The Challenge
String cable routing on terrain-intensive sites is rarely straightforward. Rows follow slope contours, inverter positions are dictated by civil constraints, and the optimal cable path between them isn’t always the shortest straight line. A large-scale tracker project needed to evaluate three topology options before committing to a cable schedule.
The Three Topologies
Line string — cables run from end of row to combiner in a straight line. Simple to design, but often the longest total run due to backtracking.
U-shape string — cables loop from both ends of a row to a central combiner. Reduces backtracking but requires careful balance between string halves.

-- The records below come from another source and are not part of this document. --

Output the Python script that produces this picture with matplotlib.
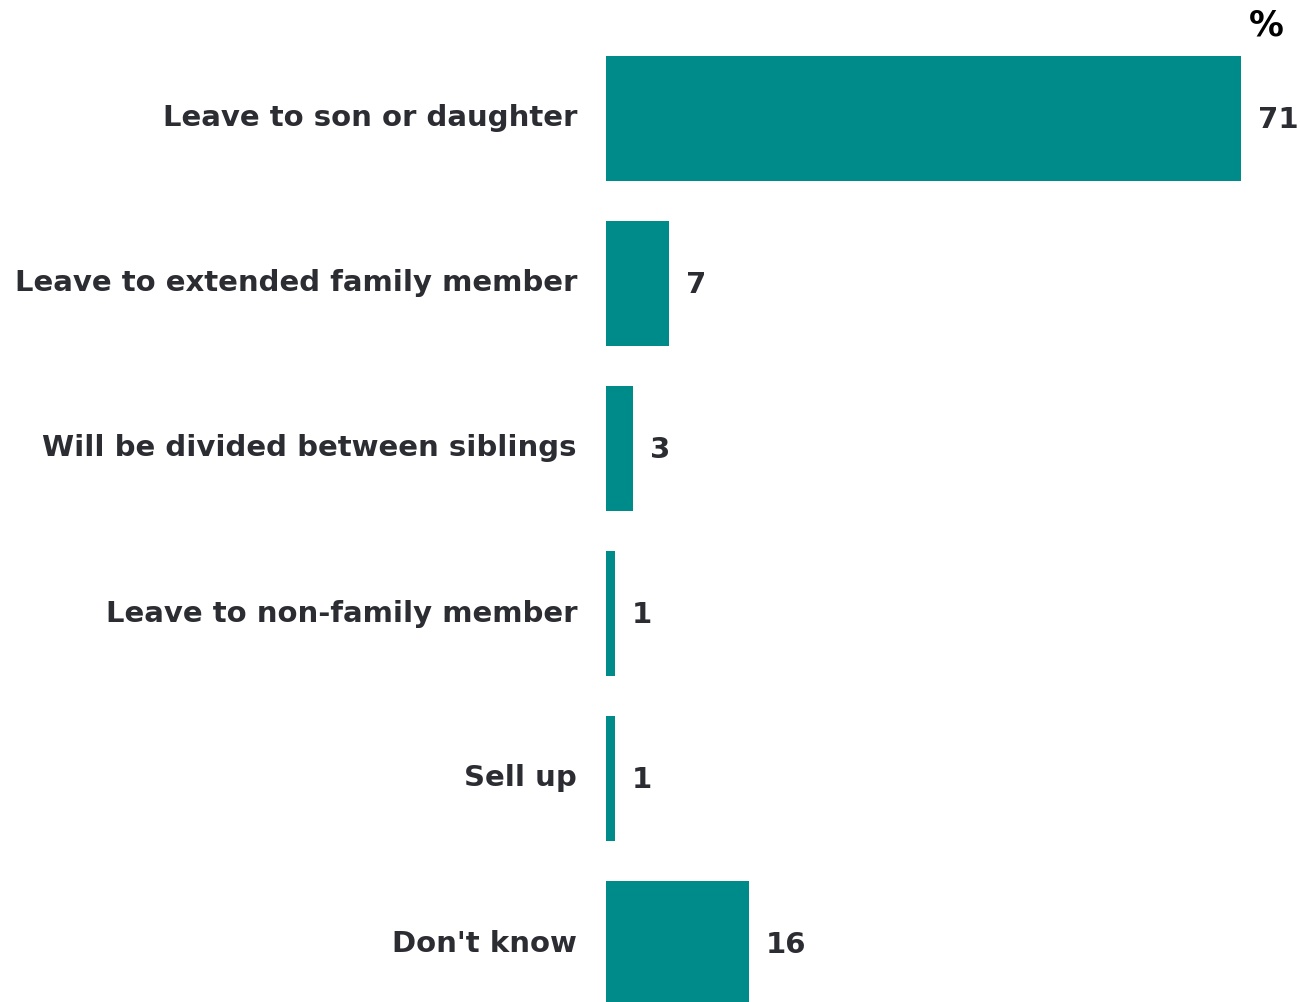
import matplotlib.pyplot as plt

categories = ["Leave to son or daughter", "Leave to extended family member",
              "Will be divided between siblings", "Leave to non-family member",
              "Sell up", "Don't know"]
values = [71, 7, 3, 1, 1, 16]

bar_color = "#008b8b"
text_color = "#2b2d33"

fig = plt.figure(figsize=(13, 10.02), dpi=100)
# axes spans from the bar baseline to the right edge, full height
ax = fig.add_axes([606 / 1300, 0, 694 / 1300, 1])

px_per_unit = 635 / 71
ax.set_xlim(0, 694 / px_per_unit)
ax.set_ylim((1002 - 118.5) / 165, -118.5 / 165)

ypos = list(range(len(categories)))
ax.barh(ypos, values, height=125 / 165, color=bar_color)

for y, v, c in zip(ypos, values, categories):
    ax.text(v + 17 / px_per_unit, y + 0.01, str(v), va="center", ha="left",
            fontsize=21, fontweight="bold", color=text_color)
    ax.text(-29 / px_per_unit, y, c, va="center", ha="right",
            fontsize=21, fontweight="bold", color=text_color, clip_on=False)

ax.axis("off")
fig.text(1266 / 1300, 1 - 25 / 1002, "%", ha="center", va="center",
         fontsize=25, fontweight="bold", color="black")

fig.savefig("out.png", dpi=100)
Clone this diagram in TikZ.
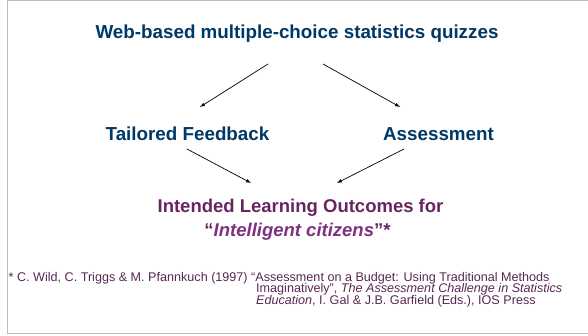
\documentclass[tikz,border=0pt]{standalone}
\usepackage{fontspec}
\setmainfont{Liberation Sans}
\definecolor{tblue}{RGB}{0,56,102}
\definecolor{tpurple}{RGB}{102,38,96}
\definecolor{ipurple}{RGB}{128,48,128}
\definecolor{fpurple}{RGB}{88,40,84}
\definecolor{bordergray}{RGB}{190,190,190}
\begin{document}
\begin{tikzpicture}[x=1pt,y=-1pt,
  head/.style={font=\fontsize{18.8}{22}\selectfont\bfseries, text=tblue, inner sep=0pt},
  outc/.style={font=\fontsize{18.5}{22}\selectfont\bfseries, text=tpurple, inner sep=0pt},
  foot/.style={font=\fontsize{12.6}{14}\selectfont, text=fpurple, inner sep=0pt, anchor=west},
  conn/.style={-latex, line width=0.7pt, black, shorten >=0pt}]
\useasboundingbox (0,0) rectangle (588,336);
\fill[white] (0,0) rectangle (588,336);
\draw[bordergray, line width=1pt] (588,0.5) -- (7.5,0.5) -- (7.5,333.5) -- (588,333.5);
\node[head] (web) at (297,33.5) {Web-based multiple-choice statistics quizzes};
\node[head] (tf) at (187.5,134) {Tailored Feedback};
\node[head] (as) at (438.5,134) {Assessment};
\node[outc] (ilo) at (300.5,208) {Intended Learning Outcomes for};
\node[outc] (ic) at (297.5,232) {“{\color{ipurple}\itshape Intelligent citizens}”*};
\coordinate (w1) at (268,64);
\coordinate (w2) at (323,64);
\coordinate (t1) at (200,107);
\coordinate (a1) at (400,107);
\coordinate (t2) at (187,149);
\coordinate (a2) at (404,149);
\coordinate (i1) at (251,183);
\coordinate (i2) at (337,183);
\draw[conn] (w1) -- (t1);
\draw[conn] (w2) -- (a1);
\draw[conn] (t2) -- (i1);
\draw[conn] (a2) -- (i2);
\node[foot] (f1) at (8.5,278) {* C. Wild, C. Triggs \& M. Pfannkuch (1997) “Assessment on a Budget: Using Traditional Methods};
\node[foot] (f2) at (256,289.5) {Imaginatively”, {\itshape The Assessment Challenge in Statistics}};
\node[foot] (f3) at (256,301) {{\itshape Education}, I. Gal \& J.B. Garfield (Eds.), IOS Press};
\end{tikzpicture}
\end{document}
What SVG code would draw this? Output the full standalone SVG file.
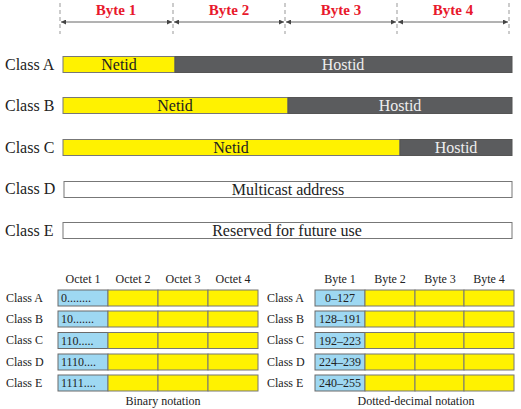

Leapfrog string — alternating string polarity routes across rows in a leapfrog pattern. Higher design complexity but shortest total cable path for many terrain configurations.
Results
PVX.AI generated all three topology variants from the same terrain-aware layout model, computing exact cable lengths along terrain-aware routing paths:
- $430K total cable cost reduction using Leapfrog vs. Line baseline
- 14% reduction in total cable run length — directly translating to procurement savings
- Leapfrog was optimal for 73% of inverter blocks; U-shape was preferred for blocks near ridge terrain features
- Full BoM generated for all three scenarios, enabling direct procurement comparison
Outcome
The engineering team adopted a hybrid approach — Leapfrog for most blocks, U-shape for three ridge-adjacent blocks — achieving 96% of the maximum possible savings while avoiding the installation complexity of pure Leapfrog across difficult terrain.